The second question considers whether the worker has agreed to provide their services to the employer personally. This is known as the "substitution test" as it concerns the worker's right to subcontract or appoint a third party to carry out all or part of the work. The more restrictions imposed on a worker's freedom to appoint a substitute, the more likely it is that the arrangement is that of an employment contract.

The third question considers "the ability, authority, or right of a business to exercise control over a worker" regarding the nature of their work and the manner in which it is conducted. The Guidelines explain that this part of the test is a "gateway" which considers the minimum level of control necessary for a relationship to be an employment contract, which will differ according to the nature of the employment.

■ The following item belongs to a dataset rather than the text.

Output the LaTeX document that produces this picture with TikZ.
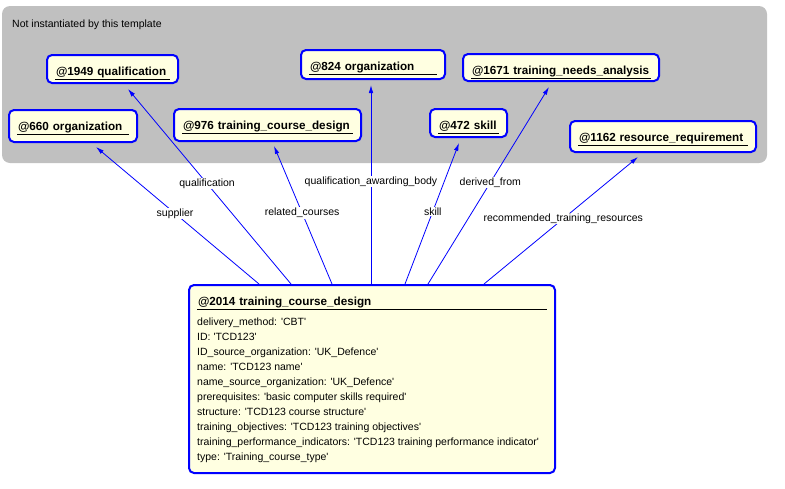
\documentclass[tikz,border=0pt]{standalone}
\usepackage{fontspec}
\newfontfamily\msfont{Liberation Sans}
\usetikzlibrary{arrows.meta}

\definecolor{tmplgrey}{RGB}{192,192,192}
\definecolor{instyellow}{RGB}{255,255,225}

\tikzset{
	inst/.style={draw=blue, line width=2pt, rounded corners=5pt, fill=instyellow,
		anchor=north west, inner xsep=9pt, inner ysep=0pt, align=left,
		text height=20pt, font=\msfont\bfseries\fontsize{11.7}{14}\selectfont,
		execute at begin node={\hyphenpenalty=10000\exhyphenpenalty=10000}},
	hdline/.style={draw=black, line width=1pt},
	attr/.style={anchor=base west, inner sep=0pt, font=\msfont\fontsize{10.5}{13}\selectfont},
	link/.style={draw=blue, line width=0.8pt, -{Latex[length=8pt,width=4.5pt]}},
	role/.style={pos=0.515, fill=white, inner sep=1pt, font=\msfont\fontsize{10.5}{13}\selectfont}
}

\begin{document}
\begin{tikzpicture}[x=1pt,y=-1pt]
	\useasboundingbox (0,0) rectangle (785,488);

	\fill[tmplgrey, rounded corners=8pt] (2,6) rectangle (767,163);
	\node[attr] (note) at (12,27) {Not instantiated by this template};

	\node[inst, text width=113pt, text depth=8pt]  (n1949) at (46,54)  {@1949 qualification};
	\node[inst, text width=110pt, text depth=12pt] (n660)  at (8,109)  {@660 organization};
	\node[inst, text width=169pt, text depth=12pt] (n976)  at (173,108) {@976 training\_course\_design};
	\node[inst, text width=126pt, text depth=9pt]  (n824)  at (300,49) {@824 organization};
	\node[inst, text width=178pt, text depth=7pt]  (n1671) at (462,53) {@1671 training\_needs\_analysis};
	\node[inst, text width=59pt,  text depth=8pt]  (n472)  at (429,108) {@472 skill};
	\node[inst, text width=168pt, text depth=11pt] (n1162) at (569,120) {@1162 resource\_requirement};
	\node[inst, text width=348pt, text depth=168pt] (main) at (188,284) {@2014 training\_course\_design};

	\foreach \n in {n1949,n660,n976,n824,n1671,n472,n1162,main}
		\draw[hdline] ([xshift=9pt,yshift=-4pt]\n.base west) -- ([xshift=-9pt,yshift=-4pt]\n.base east);

	\foreach \a [count=\i from 0] in {delivery\_method: 'CBT', ID: 'TCD123',
		ID\_source\_organization: 'UK\_Defence', name: 'TCD123 name',
		name\_source\_organization: 'UK\_Defence',
		prerequisites: 'basic computer skills required',
		structure: 'TCD123 course structure',
		training\_objectives: 'TCD123 training objectives',
		training\_performance\_indicators: 'TCD123 training performance indicator',
		type: 'Training\_course\_type'}
		\node[attr] (attr\i) at ([xshift=9pt,yshift={-20pt-15pt*\i}]main.base west) {\a};

	\draw[link] ([xshift=71pt]main.north west) -- node[role] (lsupplier) {supplier}
		([xshift=88pt,yshift=-4pt]n660.south west);
	\draw[link] ([xshift=103pt]main.north west) -- node[role] (lqual) {qualification}
		([xshift=82pt,yshift=-5pt]n1949.south west);
	\draw[link] ([xshift=144pt]main.north west) -- node[role] (lrelated) {related\_courses}
		([xshift=101pt,yshift=-4pt]n976.south west);
	\draw[link] ([xshift=183pt]main.north west) -- node[role] (lbody) {qualification\_awarding\_body}
		([xshift=71pt,yshift=-5pt]n824.south west);
	\draw[link] ([xshift=217pt]main.north west) -- node[role] (lskill) {skill}
		([xshift=30pt,yshift=-5pt]n472.south west);
	\draw[link] ([xshift=240pt]main.north west) -- node[role] (lderived) {derived\_from}
		([xshift=87pt,yshift=-5pt]n1671.south west);
	\draw[link] ([xshift=296pt]main.north west) -- node[role] (lresources) {recommended\_training\_resources}
		([xshift=69pt,yshift=-4pt]n1162.south west);

\end{tikzpicture}
\end{document}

Matters to be considered include the "enterprise test" (which examines where the economic risk lies as between the parties to the arrangement), the question of integration, notice periods, and control over payment and working hours. Finally, the Guidelines emphasise that it is the right of the employer to exercise control which is relevant, rather than whether they actually exercise that right in practice.

The fourth question, namely all the circumstances of the employment, is a broad one which the Guidelines describe as an examination of "the entire factual matrix of the engagement". Factors to be considered include the factual matrix in which the contract was concluded and the actual dealings between the parties. The Guidelines also note that this part of the inquiry is free standing (in other words, it does not depend on the findings made in the other parts) and that, if the finding is that the contract is not one of employment, the matter should be resolved by identifying what it actually is.

The fifth and final question looks to the legislative context, and involves a consideration of whether any legislation requires "an adjustment or supplement to any of the foregoing questions in the particular circumstances". In other words, the Guidelines affirm that certain legislative schemes might require modification of the test or, indeed, the approach taken to the relationship between the written contract and the parties' dealings in practice.

Practical commentary and examples

The Guidelines contain commentary on workers engaged in particular sectors, such as workers engaged in the construction, telecommunications, information technology, healthcare, courier, and entertainment industries – as well as part-time, casual, or seasonal and public sector workers and platform workers.

The Guidelines also provide commentary on the provision of workers through a company and through an employment agency. It confirms the existing view that an engagement of companies by businesses cannot constitute contracts of service, or employments, for taxation purposes, however, notes that the status of those workers contracting with the company should be analysed.

In addition to the commentary, several practical examples designed to assist businesses by illustrating the manner in which the Domino's Judgment may be applied to certain working arrangements are included.


From the perspective of businesses, Revenue's interpretation of the Domino's Judgment as contained in the Guidelines provides welcome clarity on the determination of the employment status of workers for taxation purposes. Revenue is encouraging all businesses that are engaging contractors, sub-contractors, or other workers on a self-employed basis to familiarise themselves with these Guidelines. Such businesses should conduct a comprehensive review of arrangements with all workers in light of this new guidance in order to ensure that they are being treated in accordance with the law as it stands today.

This article contains a general summary of developments and is not a complete or definitive statement of the law. Specific legal advice should be obtained where appropriate.